Micro vs Macro: Micro is individual, a particular segment in the economy. Macro we “zoom out” the health of the economy overall.
Opportunity cost: The next best alternative; the highest value alternative
Factors of production: Land, labor, capital, entrepreneurship
Human capital: training, training, skills, to help our productivity.
Chapter 2
Production Possibilities curve (definition): The max combination of two goods that an economy can produce given its resources and technology. (particular period in time)
Dots on curve, efficient and attainable. Maximum combinations, equally efficient.

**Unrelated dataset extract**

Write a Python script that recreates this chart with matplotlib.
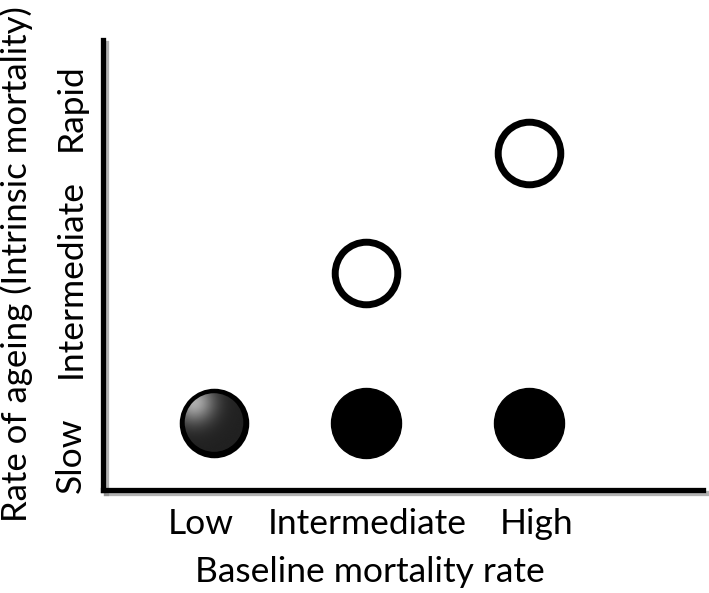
import matplotlib.pyplot as plt
import matplotlib.patheffects as pe
from matplotlib.patches import Circle
import numpy as np

plt.rcParams['font.family'] = ['Lato', 'DejaVu Sans']

# category positions (axis units)
x_tick_pos = [0.65, 1.76, 2.89]
x_tick_labels = ['Low', 'Intermediate', 'High']
y_tick_pos = [0.23, 1.41, 2.55]
y_tick_labels = ['Slow', 'Intermediate', 'Rapid']

# points: baseline mortality (x) vs rate of ageing (y)
filled_x = [1.75, 2.84]
filled_y = [0.45, 0.45]
open_x = [1.75, 2.84]
open_y = [1.45, 2.25]
shaded_x = [0.74]
shaded_y = [0.45]

fig = plt.figure(figsize=(7.09, 5.93), dpi=100)
ax = fig.add_axes([103 / 709, (593 - 490) / 593, 600 / 709, 450 / 593])
ax.set_xlim(0, 4)
ax.set_ylim(0, 3)

shadow = [pe.SimpleLineShadow(offset=(2, -2), shadow_color='grey', alpha=0.6), pe.Normal()]
for side in ['top', 'right']:
    ax.spines[side].set_visible(False)
for side in ['left', 'bottom']:
    ax.spines[side].set_linewidth(3.8)
    ax.spines[side].set_path_effects(shadow)

ax.scatter(filled_x, filled_y, s=2540, color='black', zorder=3)
ax.scatter(open_x, open_y, s=2030, facecolor='white', edgecolor='black', linewidth=5, zorder=3)

# shaded sphere-like marker
for cx, cy in zip(shaded_x, shaded_y):
    r = 0.21
    ax.scatter([cx], [cy], s=2030, facecolor='#1e1e1e', edgecolor='black', linewidth=5, zorder=3)
    gx, gy = np.meshgrid(np.linspace(-1, 1, 200), np.linspace(-1, 1, 200))
    d = np.sqrt((gx + 0.65) ** 2 + (gy - 0.65) ** 2)
    val = np.clip(0.13 + 0.55 * np.exp(-(d / 0.65) ** 2), 0, 1)
    im = ax.imshow(val, cmap='gray', vmin=0, vmax=1, origin='lower',
                   extent=[cx - r, cx + r, cy - r, cy + r], zorder=4, interpolation='bilinear')
    clip = Circle((cx, cy), r * 0.93, transform=ax.transData)
    im.set_clip_path(clip)
ax.set_aspect('auto')
ax.set_xlim(0, 4)
ax.set_ylim(0, 3)

ax.set_xticks(x_tick_pos)
ax.set_xticklabels(x_tick_labels, fontsize=25.5)
ax.set_yticks(y_tick_pos)
ax.set_yticklabels(y_tick_labels, fontsize=25.5, rotation=90, va='center')
ax.tick_params(length=0)
ax.tick_params(axis='x', pad=13)
ax.tick_params(axis='y', pad=12)

ax.set_xlabel('Baseline mortality rate', fontsize=25.5)
ax.xaxis.set_label_coords((370 - 103) / 600, (490 - 556) / 450)
ax.set_ylabel('Rate of ageing (Intrinsic mortality)', fontsize=25)
ax.yaxis.set_label_coords(-70 / 600, (490 - 264) / 450)

fig.savefig('out.png', dpi=100)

Dot inside curve, inefficient, unattainable
Dot outside curve, unattainable; economic growth will bring curve further to the right. Improve economic growth by more resources, or improving technology.
Chapter 3
Demand & Supply
Law of Demand: Negative relationship, Inverse relationship. Price goes up, demand goes down and vice versa (movement along the curve)
Increase and decrease in demand (shifts along curve) Ex. Price of goods, preferences, income
Law of Supply: Positive relationship with Qs and Price price goes up, supplies goes up (movement along the curve)

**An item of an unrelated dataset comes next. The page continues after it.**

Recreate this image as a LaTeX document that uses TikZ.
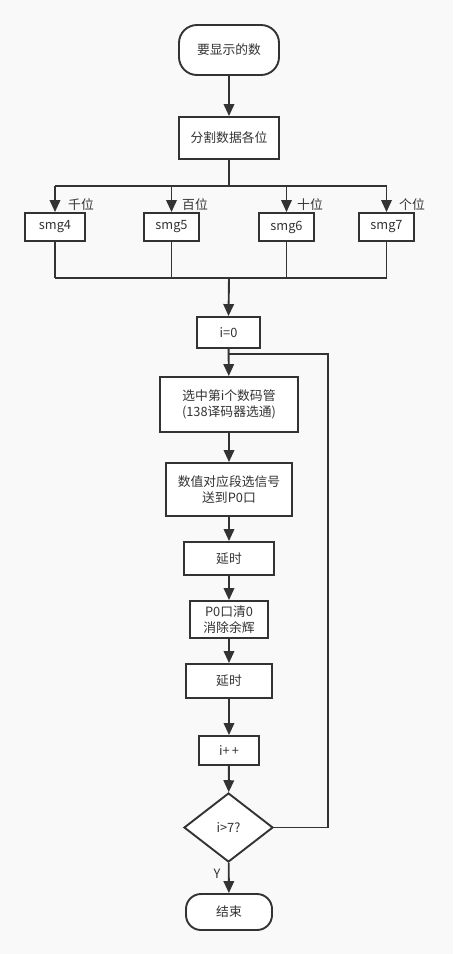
\documentclass[tikz,border=0pt]{standalone}
\usepackage{fontspec}
\setmainfont{Noto Sans CJK SC}
\usetikzlibrary{arrows.meta,shapes.geometric}
\definecolor{ln}{HTML}{333333}
\definecolor{bg}{HTML}{F9F9F9}
\tikzset{
  every node/.style={font=\fontsize{12.8}{16}\selectfont, text=ln},
  box/.style={draw=ln, line width=1.9pt, fill=white, inner sep=0pt, align=center},
  term/.style={box, rounded corners=15pt},
  cond/.style={draw=ln, line width=1.9pt, fill=white, diamond, inner sep=0pt, shape aspect=1.29},
  wire/.style={draw=ln, line width=1.9pt},
  arr/.style={wire, -{Triangle[length=12pt,width=10.5pt]}},
  lbl/.style={inner sep=0pt}
}
\begin{document}
\begin{tikzpicture}[x=1pt,y=-1pt]
\fill[bg] (0,0) rectangle (453,954);
\useasboundingbox (0,0) rectangle (453,954);

\node[term, minimum width=100pt, minimum height=50pt, rounded corners=18pt] (start) at (229,50) {要显示的数};
\node[box, minimum width=100pt, minimum height=42pt] (split) at (229,138) {分割数据各位};

\node[box, minimum width=60pt, minimum height=28pt] (s4) at (55,227) {smg4};
\node[box, minimum width=55pt, minimum height=28pt] (s5) at (171.5,227) {smg5};
\node[box, minimum width=55pt, minimum height=28pt] (s6) at (286.5,227) {smg6};
\node[box, minimum width=55pt, minimum height=28pt] (s7) at (386.5,227) {smg7};

\node[lbl] (l4) at (81,205) {千位};
\node[lbl] (l5) at (195,205) {百位};
\node[lbl] (l6) at (310,205) {十位};
\node[lbl] (l7) at (412,205) {个位};

\node[box, minimum width=63pt, minimum height=31pt] (i0) at (228.5,332.5) {i=0};
\node[box, minimum width=138pt, minimum height=55pt] (sel) at (229,404.5) {选中第i个数码管\\(138译码器选通)};
\node[box, minimum width=126pt, minimum height=53pt] (seg) at (229,489.5) {数值对应段选信号\\送到P0口};
\node[box, minimum width=90pt, minimum height=33pt] (d1) at (229,558.5) {延时};
\node[box, minimum width=78pt, minimum height=37pt] (clr) at (229,619.5) {P0口清0\\消除余辉};
\node[box, minimum width=86pt, minimum height=34pt] (d2) at (229,681) {延时};
\node[box, minimum width=60pt, minimum height=29pt] (inc) at (229,750.5) {i+\,+};
\node[cond, minimum width=89pt, minimum height=69pt] (dec) at (228.5,827.5) {i>7?};
\node[term, minimum width=86pt, minimum height=36pt] (end) at (229,912) {结束};
\node[lbl] (ylab) at (217,874) {Y};

\coordinate (tb) at (229,186);
\coordinate (tl) at (55,186);
\coordinate (tr) at (387,186);
\coordinate (bb) at (229,278);
\coordinate (bl) at (55,278);
\coordinate (br) at (387,278);
\coordinate (jn) at (229,354);
\coordinate (lc) at (328,354);

\draw[arr] (start) -- (split);
\draw[wire] (split.south) -- (tb);
\draw[wire] (tl) -- (tr);
\draw[arr] (tl) -- (s4.north);
\draw[arr] (s5.north |- tb) -- (s5.north);
\draw[arr] (s6.north |- tb) -- (s6.north);
\draw[arr] (s7.north |- tb) -- (s7.north);
\draw[wire] (s4.south) -- (s4.south |- bb);
\draw[wire] (s5.south) -- (s5.south |- bb);
\draw[wire] (s6.south) -- (s6.south |- bb);
\draw[wire] (s7.south) -- (s7.south |- bb);
\draw[wire] (bl) -- (br);
\draw[arr] (bb) -- (i0.north);
\draw[arr] (i0) -- (sel);
\draw[arr] (sel) -- (seg);
\draw[arr] (seg) -- (d1);
\draw[arr] (d1) -- (clr);
\draw[arr] (clr) -- (d2);
\draw[arr] (d2) -- (inc);
\draw[arr] (inc) -- (dec);
\draw[arr] (dec) -- (end);
\draw[wire] (dec.east) -| (lc) -- (jn);
\end{tikzpicture}
\end{document}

Increase in supply (right) decrease (left)
Shifts along curve: Technology, cost of production, taxes, # of producers
Equilibrium characteristics: Qd = Qs (No surplus or shortage) Best point, producers and consumers equally as happy with the price.
Shortage: Below equilibrium price (p*); increase price to solve shortage because its increase in demand and that decreases it.
Surplus: Above equilibrium price (Q*); Qs > Qd; fix by lowering price.